Разумеется, не обязательно представлять себе, так сказать, то, чего не было или заведомо не могло быть. Мы уже говорили, что воображение необходимо любому писателю — даже сугубому реалисту. Теперь мы можем подтвердить это научно.

Обычно образы предметов, возникающие в их отсутствие, бледнее непосредственных ощущений. А у людей творческих представляемые образы могут достигать небывалой яркости. Вспомните, что Бетховен сочинял Девятую симфонию, будучи уже совсем глухим, — значит он ее слышал лишь внутри себя. Левитан большинство летних пейзажей писал зимой, воссоздавая их зрительно по отдельным наброскам.

«Ага!» и его секреты i_034.png
«Ага!» и его секреты i_035.png

Другой мастер пейзажа, Нисский, рассказывает: «Я люблю работать по памяти, не прибегая к этюдам и рисункам с натуры. Стараюсь «вобрать» пейзаж в себя, чтобы потом, порой долгое время спустя, в тишине и уединении, где-нибудь на Сенеже или в московской мастерской воплотить его кистью… Моя вещь «На Дальнем Востоке» подмечена из окна быстро идущего поезда. Щетина леса на хребте сопки, быстро промелькнувший аэродром с самолетами. Зарисовать ничего не успел, этюда сделать тоже. Остальное — в представлении и видении по памяти».

А когда художник осознавал, что качество заочного воссоздания образов окружающей действительности у него развито недостаточно, он старался по мере сил исправить положение. Алексей Толстой, например, говорил: «Я стал учиться видеть — галлюцинировать. Впоследствии я развил в себе эту способность до такой яркости, что часто, вспоминая, путал бывшее и воображаемое».

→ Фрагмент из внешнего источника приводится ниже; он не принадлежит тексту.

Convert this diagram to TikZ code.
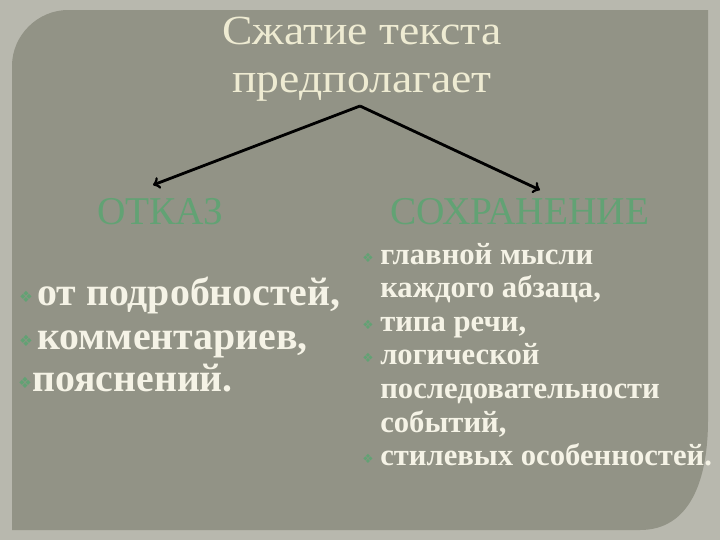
\documentclass[tikz,border=0pt]{standalone}
\usepackage{graphicx}
\usepackage{fontspec}
\setmainfont{Liberation Serif}
\newfontfamily\symfont{DejaVu Sans}

\definecolor{outerbg}{HTML}{B8B8AE}
\definecolor{panelbg}{HTML}{929386}
\definecolor{titlecol}{HTML}{EEEBD2}
\definecolor{headgreen}{HTML}{62A274}
\definecolor{itemcol}{HTML}{F5F3E6}

\newcommand{\titleline}[1]{\scalebox{1.1}[1]{#1}}

\tikzset{
	titletext/.style={anchor=base, inner sep=0pt, text=titlecol, font=\fontsize{29.5}{30}\selectfont},
	heading/.style={inner sep=0pt, text=headgreen, font=\fontsize{28}{30}\selectfont},
	bigitem/.style={anchor=base west, inner sep=0pt, text=itemcol, font=\bfseries\fontsize{28.3}{30}\selectfont},
	smallitem/.style={anchor=base west, inner sep=0pt, text=itemcol, font=\bfseries\fontsize{21.8}{24}\selectfont},
	bigbullet/.style={inner sep=0pt, text=headgreen, font=\symfont\fontsize{11}{11}\selectfont},
	smallbullet/.style={inner sep=0pt, text=headgreen, font=\symfont\fontsize{9}{9}\selectfont}
}

\begin{document}
\begin{tikzpicture}[x=0.025cm, y=-0.025cm]
		\useasboundingbox (0,0) rectangle (720,540);
		\fill [outerbg] (0,0) rectangle (720,540);
		% panel
		\fill [panelbg] (12,530) -- (12,66) .. controls (12,35) and (38,10) .. (68,10) -- (708,10) -- (708,420) .. controls (708,480) and (690,530) .. (640,530) -- cycle;
		\node [titletext] (title1) at (362,44) {\titleline{Сжатие  текста}};
		\node [titletext] (title2) at (362,92) {\titleline{предполагает}};
		\coordinate (apex) at (360,106);
		\coordinate (ltip) at (153,185);
		\coordinate (rtip) at (540,190);
		\draw [line width=2pt, ->] (apex) -- (ltip);
		\draw [line width=2pt, ->] (apex) -- (rtip);
		\node [heading] (otkaz) at (160,212) {ОТКАЗ};
		\node [heading] (sohr) at (520,212) {СОХРАНЕНИЕ};
		% left column
		\node [bigitem] (l1) at (37,305) {от подробностей,};
		\node [bigitem] (l2) at (37,349) {комментариев,};
		\node [bigitem] (l3) at (32,391) {пояснений.};
		\node [bigbullet] (b1) at (26,297) {❖};
		\node [bigbullet] (b2) at (26,341) {❖};
		\node [bigbullet] (b3) at (25,383) {❖};
		% right column
		\node [smallitem] (r1) at (380,264) {главной мысли};
		\node [smallitem] (r2) at (380,297) {каждого абзаца,};
		\node [smallitem] (r3) at (380,331) {типа речи,};
		\node [smallitem] (r4) at (380,364) {логической};
		\node [smallitem] (r5) at (380,398) {последовательности};
		\node [smallitem] (r6) at (380,432) {событий,};
		\node [smallitem] (r7) at (380,465) {стилевых особенностей.};
		\node [smallbullet] (c1) at (368,258) {❖};
		\node [smallbullet] (c3) at (368,325) {❖};
		\node [smallbullet] (c4) at (368,358) {❖};
		\node [smallbullet] (c7) at (368,459) {❖};
\end{tikzpicture}
\end{document}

Причем у композитора не обязательно должны возникать именно слуховые образы, а у художника зрительные. Вот что писал драматург Легуве, живший в прошлом веке, своему партнеру Скрибу: «Когда я пишу какую-нибудь сцену, я слышу, а вы видите. При каждой фразе, которую я пишу, голос действующего лица звучит у меня в ушах. У вас же действующие лица ходят перед вашими глазами Я — слушатель, вы — зритель». — «Совершенно верно, — ответил Скриб. — Знаете, где я нахожусь мысленно, когда пишу пьесу? В середине партера».

Римский-Корсаков, сочиняя музыку, мысленно видел картины природы в полном богатстве красок и со всеми тончайшими оттенками цвета. Поэтому его музыка отличается такой живописностью. Возникавшие у него зрительные образы были столь же яркими, как и слуховые.